Given a polynomial ring $F[x_1…x_n]$ over a field $F$, I wanted to ask about when we can factor some $f \in F[x_1…x_n].$ I was curious to see whether a fundamental theorem of algebra-esque notion exists for every polynomial ring (i.e., we can always devise a field extension wherein all polynomials of our given field can be factored).
My thought process is inspired by the case of $\mathbb{Q}= F$ – here, we cannot factor polynomials such as $f(x) = x^2 – 2$, so we devise the algebraic extension $\mathbb{Q}(x)/x^2-2$, quotienting by the ideal generated by $f$.
Similarly, it seems that for an arbitrary case, we can simply consider $\mathbb{F}[x_1…x_n]/f$, which is a field whenever $f$ is irreducible.

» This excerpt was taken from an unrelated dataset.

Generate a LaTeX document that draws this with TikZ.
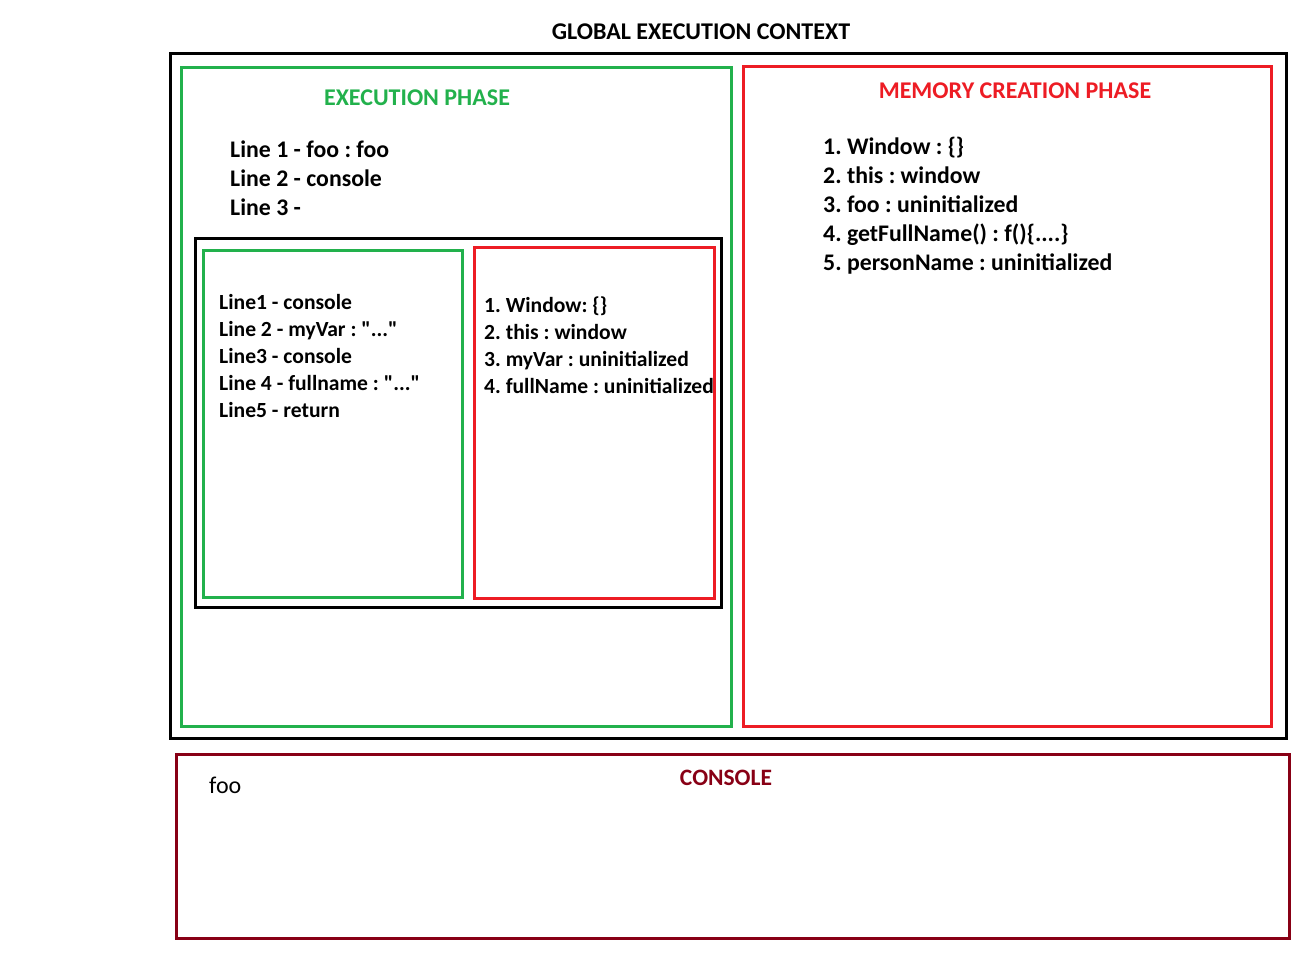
\documentclass[tikz,border=0pt]{standalone}
\usepackage{fontspec}
\setmainfont{Carlito}
\newfontfamily\calibri{Carlito}
\definecolor{pgreen}{HTML}{22B14C}
\definecolor{pred}{HTML}{ED1C24}
\definecolor{pdred}{HTML}{880015}
\begin{document}
\frenchspacing
\begin{tikzpicture}[x=1pt,y=-1pt,
  box/.style={line width=3pt},
  big/.style={font=\calibri\fontsize{23.8}{27}\selectfont\bfseries, inner sep=0pt, anchor=mid west},
  small/.style={font=\calibri\fontsize{21.6}{25}\selectfont\bfseries, inner sep=0pt, anchor=mid west},
  ttl/.style={font=\calibri\fontsize{24}{28}\selectfont\bfseries, inner sep=0pt, anchor=mid}]
\useasboundingbox (0,0) rectangle (1312,957);
% boxes
\draw[box, black] (170,54) rectangle (1286,738);
\draw[box, pgreen] (181,68) rectangle (731,726);
\draw[box, pred] (743,67) rectangle (1271,726);
\draw[box, black] (195,239) rectangle (721,607);
\draw[box, pgreen] (203,251) rectangle (462,597);
\draw[box, pred] (474,248) rectangle (714,598);
\draw[box, pdred] (176,754) rectangle (1289,938);
% titles
\node[ttl] (gec) at (701,37) {GLOBAL EXECUTION CONTEXT};
\node[ttl, text=pgreen] (ep) at (417,103) {EXECUTION PHASE};
\node[ttl, text=pred] (mcp) at (1015,96) {MEMORY CREATION PHASE};
\node[ttl, text=pdred, font=\calibri\fontsize{23.5}{27}\selectfont\bfseries] (con) at (726,783) {CONSOLE};
% execution lines
\node[big] (e1) at (230,155) {Line 1 - foo : foo};
\node[big] (e2) at (230,184) {Line 2 - console};
\node[big] (e3) at (230,213) {Line 3 -};
% memory lines
\node[big] (m1) at (823,152) {1. Window : \{\}};
\node[big] (m2) at (823,181) {2. this : window};
\node[big] (m3) at (823,210) {3. foo : uninitialized};
\node[big] (m4) at (823,239) {4. getFullName() : f()\{....\}};
\node[big] (m5) at (823,268) {5. personName : uninitialized};
% inner execution
\node[small] (i1) at (219,307) {Line1 - console};
\node[small] (i2) at (219,334) {Line 2 - myVar : "..."};
\node[small] (i3) at (219,361) {Line3 - console};
\node[small] (i4) at (219,388) {Line 4 - fullname : "..."};
\node[small] (i5) at (219,415) {Line5 - return};
% inner memory
\node[small] (j1) at (484,310) {1. Window: \{\}};
\node[small] (j2) at (484,337) {2. this : window};
\node[small] (j3) at (484,364) {3. myVar : uninitialized};
\node[small] (j4) at (484,391) {4. fullName : uninitialized};
% console
\node[big, font=\calibri\fontsize{24}{28}\selectfont] (foo) at (209,791) {foo};
\end{tikzpicture}
\end{document}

Therefore, perhaps we get the restriction that we can always construct field extensions wherein all irreducible polynomials are factorable. This is Idea 1.
However, Idea 1 is the same as Idea 2, wherein we take some wonderful object $a$ such that it satisfies the relation $f(a) = a^2 – 2=0$, adjoin it to $\mathbb{Q}$, and yield $\mathbb{Q}(a)$ – a field wherein $f$ as above now factors. We know that Idea 1 is isomorphic to Idea 2, but somehow in Idea 2, we bring out a strange element and (assuming $f$ is irreducible), derive a field by adjoining it to $\mathbb{Q}$.
Now, I imagine that when we have $f$ reducible, then we cannot do this if the polynomial ring is not a UFD – but in that case, what stops us from taking our field $F$, and simply adjoining it to it objects $a_i$ defined by the relation that $f(a_i) = 0$? I guess it would not be a field any longer, but what exactly breaks down? Moreover, are there examples of fields which don't admit any extension over which every polynomial splits? What do such examples tell us about our ability to devise some object, call it a root, and attach it to our field?
Best Answer
I want to add the following to Gerry's nice answer.
Several things break down when you have at least two variables. The questions becoming geometrical in nature, and hopefully a tag expert on algebraic-geometry can find a suitable older thread.